Their biography fills two pages in small print, and although they have been working for two decades that still doesn’t go far to explain just how much they have achieved. Responsible for the 80s dance smash hit Only Way Is Up by Yazz, Black and Moore went on to form the radical Ninja Tune record label. The label introduced such artists as Kid Koala, Amon Tobin, Jaga Jazzist, and Roots Manuva to the world. They’ve collaborated with political shit stirrers like Jello Biafra and Saul Williams, and campaigned in both the UK and USA against right wing governments and their oppressive policies. They’ve created new ways of performing using audio/video with their V-Jamm software, and they’ve produced on of the best records of 2006 even though the year has only just begun.

Black laughs when I ask if they sleep, given the volume of work they’ve created. ““I actually love sleeping, and find it quite difficult to get up in the morning! I suppose I’m an artist, and one’s work and one’s life are intermingled”, he continues, “there is no separation. Apart from my work, sleeping, and having a life with my family, I really don’t do a lot of other stuff. I don’t really have hobbies as such. I find that my time is filled with what I love doing and different aspects of that, and I don’t really need hobbies. I don’t think Jonathan thinks the same,” he adds, “I think he has a more rounded life in some ways, but he certainly works very hard as well.”

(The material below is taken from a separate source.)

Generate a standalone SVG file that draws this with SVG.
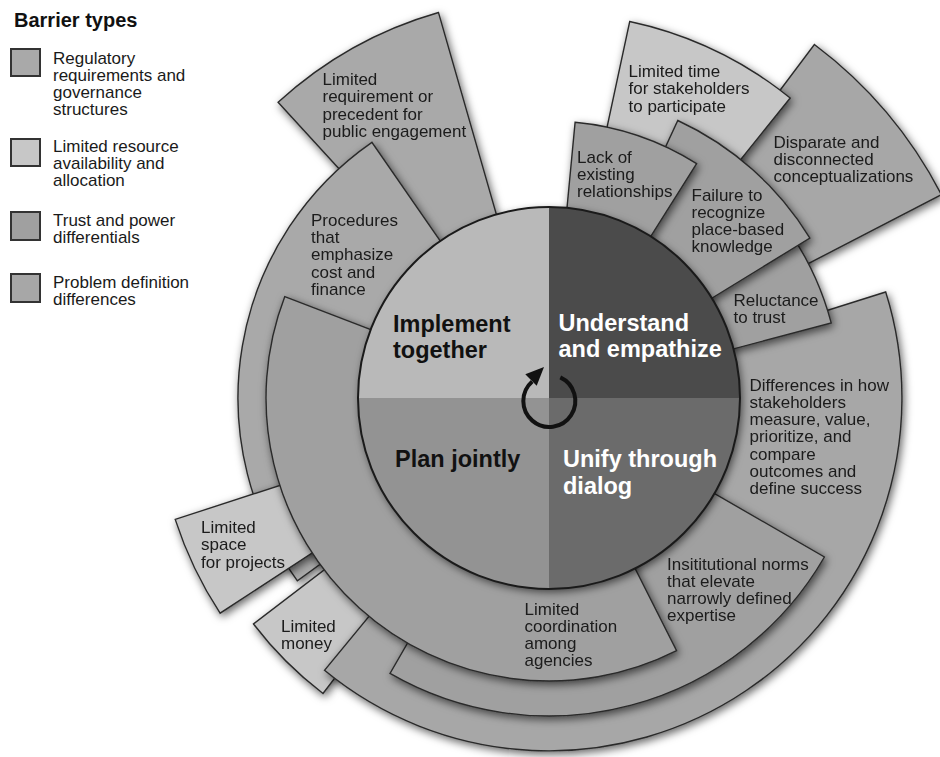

The album Sound Mirrors has been seven years in the making, but the wait is well worth it. Combining magnificent production with amazing collaborations, they’ve produced a stunning piece of musical artwork that warps boundaries and challenges the listener intelligently. Coldcut have always seemed to be able to capture the ‘sound of now’ and extend it to be more relevant to more people, and this album is no exception. One sound that stands out on tracks like This Island Earth and True Skool is the ragga riddims, dubby Jamaican style electronic rhythms which is finding dominance on the dancefloors of both dance and R&B clubs.

“We were working with a guy called Ross Allen, who’s a very switched on London club DJ,” explains Black, “who we used as a sounding board for the album and to keep us in touch with what’s going down on dancefloors at the moment, to give us a different perspective to the Ninja Tunes posse. He turned me onto these Jamaican Riddims and he’d come in with a bunch of new 7 inches every week. I’ve always loved reggae and I thought “yeah, fuck it, I fancy having a bit of this” and went about deconstructing them and finding out how they were made and do our own version of it.”

The collaborations done for the album are inspired, and include Jon Spencer, Robert Owens, John Matthias and Saul Williams amongst others. “It wasn’t so much people coming to us, it was more we’d work on a track and think about who would be good to collaborate to do a vocal with,” Black clarifies. “In the case of Jon Spencer we had that chorus for ‘Everything Is Under Control’ and we were looking for someone with that rock character and energy. We did try out a couple of people who didn’t work out, and then Jon Spencer was suggested to us. We contacted him and he turned out to be a great person to work with – he didn’t hand us a 40-page contract, he just said ‘yeah, I like the track, I’ll give it a go and sort out a deal afterwards,’” Moore laughs.

“That actually worked out very well, because he’s done some live dates with us, which has been off the hook because he’s a great live performer. He adds that rock energy and charisma to the shows. Some of the other tracks were done little or no brief for the artist at all,” he continues. “The Saul Williams track was presented to him as a free canvas to do with what he wanted. We don’t tell the poet what to write the poem about. And he came back with the rather marvellous ‘Mr Nichols’ which for my money is my favourite track on the album.”

Speaking of live dates, I ask eagerly if there are any plans to come to Australia, as their show in Sydney 1999 was simply incredible and is still in my top ten of live gigs. “Not soonish,” Black laments, adding “but in the foreseeable future. Most of our year is booked up but we are hoping to get over sooner than later, and it is on the agenda so hold tight”.